In the spring, Sweden ratified the MLC (Maritime Labour Convention). The Convention will enter into force one year after 30 countries with 33 % of world tonnage have adopted it, and now only three countries remain before the quota is met. Certification of Swedish vessels is managed by the Swedish Transport Agency.
“Some shipping companies have already contacted us with questions and we expect to start the process in earnest after the holidays. Swedish shipowners already comply with most of what the Convention requires through national legislation, but there will still be more work than most people think in terms of structuring and documentation,” says Jan Borgman.
The MLC, also known as the seafarers’ bill of rights, is a compilation of 37 existing conventions and about as many recommendations.
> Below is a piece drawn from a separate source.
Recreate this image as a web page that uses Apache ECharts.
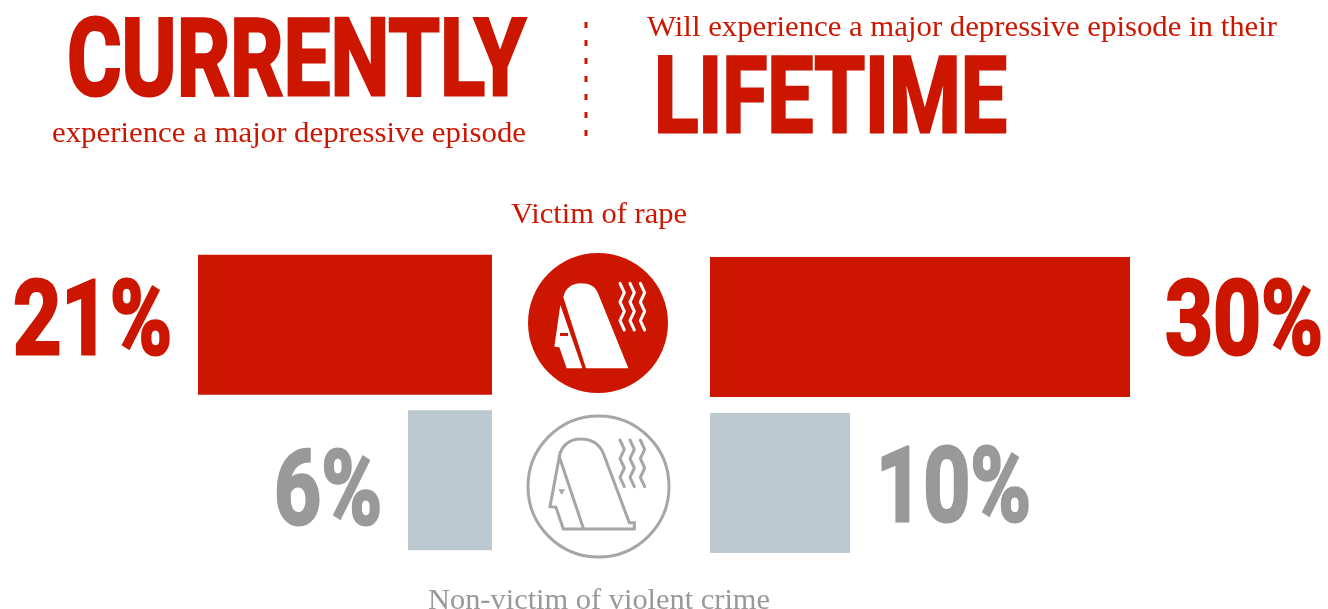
<!DOCTYPE html>
<html>
<head>
<meta charset="utf-8">
<style>html,body{margin:0;padding:0;background:#fff}#c{width:1328px;height:609px}</style>
<script src="https://cdn.jsdelivr.net/npm/echarts@6/dist/echarts.min.js"></script>
</head>
<body>
<div id="c"></div>
<script>
// Share of people with a major depressive episode, by victim group
const groups = ['Victim of rape', 'Non-victim of violent crime'];
const currently = [21, 6];
const lifetime = [30, 10];

const RED = '#cc1600', BAR_GREY = '#bdc9d1', TEXT_GREY = '#999999', ICON_GREY = '#a6a6a6';
const HEAVY = 'Roboto,"Liberation Sans",sans-serif';
const SERIF = '"Liberation Serif","DejaVu Serif",serif';

const chart = echarts.init(document.getElementById('c'), null, { renderer: 'canvas' });

const colored = vals => vals.map((v, i) => ({ value: v, itemStyle: { color: i === 0 ? RED : BAR_GREY } }));
const hiddenValue = (grid, inverse) => ({ type: 'value', gridIndex: grid, min: 0, max: 30, inverse, show: false });
const hiddenCat = grid => ({ type: 'category', gridIndex: grid, data: groups, inverse: true, show: false });

chart.setOption({
  animation: false,
  backgroundColor: '#fff',
  grid: [
    { left: 72, width: 420, top: 247, height: 311 },
    { left: 710, width: 420, top: 249, height: 312 }
  ],
  xAxis: [hiddenValue(0, true), hiddenValue(1, false)],
  yAxis: [hiddenCat(0), hiddenCat(1)],
  series: [
    { name: 'Currently', type: 'bar', xAxisIndex: 0, yAxisIndex: 0, barWidth: 140, data: colored(currently) },
    { name: 'Lifetime', type: 'bar', xAxisIndex: 1, yAxisIndex: 1, barWidth: 140, data: colored(lifetime) }
  ]
});

// Canvas used to work out the horizontal stretch a string needs to fill its span
const probe = document.createElement('canvas').getContext('2d');
function fitted(text, font, color, x0, x1, yMid, weightStroke) {
  probe.font = font;
  const w = probe.measureText(text).width;
  const style = { text, font, fill: color, textAlign: 'left', textVerticalAlign: 'middle' };
  if (weightStroke) { style.stroke = color; style.lineWidth = weightStroke; style.lineJoin = 'miter'; }
  return { type: 'text', x: x0, y: yMid, scaleX: (x1 - x0) / w, silent: true, style };
}

const heavy = size => 'bold ' + size + 'px ' + HEAVY;
const serif = size => size + 'px ' + SERIF;
const els = [];

// Headings
els.push(fitted('CURRENTLY', heavy(108), RED, 67, 526, 68, 3));
els.push(fitted('experience a major depressive episode', serif(30), RED, 52, 526, 134));
els.push(fitted('Will experience a major depressive episode in their', serif(30), RED, 647, 1277, 28));
els.push(fitted('LIFETIME', heavy(105), RED, 654, 1007, 106, 3));
els.push(fitted(groups[0], serif(30), RED, 511, 687, 215));
els.push(fitted(groups[1], serif(30), TEXT_GREY, 428, 770, 601));

// Dotted divider between the two headings
els.push({
  type: 'line', silent: true,
  shape: { x1: 586, y1: 22, x2: 586, y2: 137 },
  style: { stroke: RED, lineWidth: 3, lineDash: [6, 12] }
});

// Percentages placed off the end of each bar
const endL = v => chart.convertToPixel({ xAxisIndex: 0 }, v);
const endR = v => chart.convertToPixel({ xAxisIndex: 1 }, v);
const pct = v => v + '%';
[[currently[0], 159, 328, RED, 26], [currently[1], 108, 498, TEXT_GREY, 26]].forEach(([v, w, y, c, gap]) => {
  const right = endL(v) - gap;
  els.push(fitted(pct(v), heavy(104), c, right - w, right, y, 3));
});
[[lifetime[0], 158, 328, RED, 35], [lifetime[1], 155, 495, TEXT_GREY, 26]].forEach(([v, w, y, c, gap]) => {
  const left = endR(v) + gap;
  els.push(fitted(pct(v), heavy(104), c, left, left + w, y, 3));
});

// Profile icon: hood, face and three wavy lines, in a 600-unit box scaled by a third
const HOOD = 'M190 172C196 145 215 130 242 130C268 130 285 138 294 160L385 385L258 385Z';
const FACE = 'M181 195L163 320L178 322L200 385L247 385Z';
const waveSet = (y0, step) => [360, 390, 421].map(x => {
  let d = `M${x} ${y0}`;
  for (let i = 0; i < 5; i++) {
    const a = i % 2 === 0 ? x + 13 : x;
    d += `L${a} ${y0 + (i + 1) * step}`;
  }
  return d;
}).join('');
const OUTLINE = 'M178 170C184 135 210 117 242 117C270 117 296 127 310 160L388 368L403 368L403 387L190 387L168 322L150 320L178 170L250 385';
const EYE = 'M175 268L195 268L185 285Z';

// The graphic component has no free-form path type, so each outline is registered as a shape
const shapes = { iconHead: HOOD + FACE, iconWavesSolid: waveSet(130, 28), iconWavesLine: waveSet(120, 28), iconOutline: OUTLINE, iconEye: EYE };
Object.keys(shapes).forEach(name => {
  echarts.graphic.registerShape(name, echarts.graphic.extendPath(shapes[name], {}));
});

function icon(ox, oy, solid) {
  const place = { x: ox, y: oy, scaleX: 1 / 3, scaleY: 1 / 3, silent: true };
  if (solid) {
    els.push({ type: 'circle', silent: true, shape: { cx: 598, cy: 323, r: 70 }, style: { fill: RED } });
    els.push({ type: 'iconHead', ...place, style: { fill: '#fff' } });
    els.push({ type: 'rect', silent: true, shape: { x: 560, y: 333, width: 8, height: 3 }, style: { fill: RED } });
    els.push({ type: 'iconWavesSolid', ...place, style: { fill: 'none', stroke: '#fff', lineWidth: 9, lineJoin: 'round', lineCap: 'round' } });
  } else {
    els.push({ type: 'circle', silent: true, shape: { cx: 598.5, cy: 486.5, r: 70.5 }, style: { fill: '#fff', stroke: ICON_GREY, lineWidth: 3 } });
    els.push({ type: 'iconOutline', ...place, style: { fill: 'none', stroke: ICON_GREY, lineWidth: 9 } });
    els.push({ type: 'iconEye', ...place, style: { fill: ICON_GREY } });
    els.push({ type: 'iconWavesLine', ...place, style: { fill: 'none', stroke: ICON_GREY, lineWidth: 9, lineJoin: 'round', lineCap: 'round' } });
  }
}
icon(500, 240, true);
icon(500, 400, false);

chart.setOption({ graphic: { elements: els } });
</script>
</body>
</html>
It governs issues such as the work environment, social conditions and employment conditions, and is there to strengthen onboard employees’ rights. When the Convention enters into force, every ship in international traffic must have an MLC certificate to continue in operations. The certificate must be renewed every five years with an intermediate inspection.
”Our inspectors have been given training in this. The emphasis has been on seafarers’ fundamental rights, with a decent work environment and conditions. I usually tell them to take another attitude than we usually have during inspections. This is about soft values and humanitarian rights,” says Jan Borgman.
A boost for Swedish ships
According to Jan Borgman, the shipping companies whose ships follow systematic work environment management have already made good progress in the area. But there other things on the list, as well.
”For example, you must be able to show that seafarers employed were offered an opportunity to discuss the terms in their employment contract before they signed. In addition, the MLC requires transparency and that port states around the world check documentation, which will require a lot of translation. If you have temporary employees, the work environment law must be in English on the ship.”
Jan Borgman says he expects that all Swedish ships will be certified and ready by the day the Convention comes into force. However, he is not so sure that all flag states will succeed in meeting the requirements.
”It is the foreign flags which will have problems, since they ignore social rights and the work environment in order to gain better competition conditions. Swedish shipowners will only benefit from the Convention.”
But he believes that the work environment on Swedish ships will also get a boost.
“Our AFSAR [working environment regulations] are under Swedish legislation and have not been given the importance they deserve in all situations. Now that we will have an international certificate and foreign port states to inspect the work environment, there will be more focus on these aspects,” says Jan Borgman.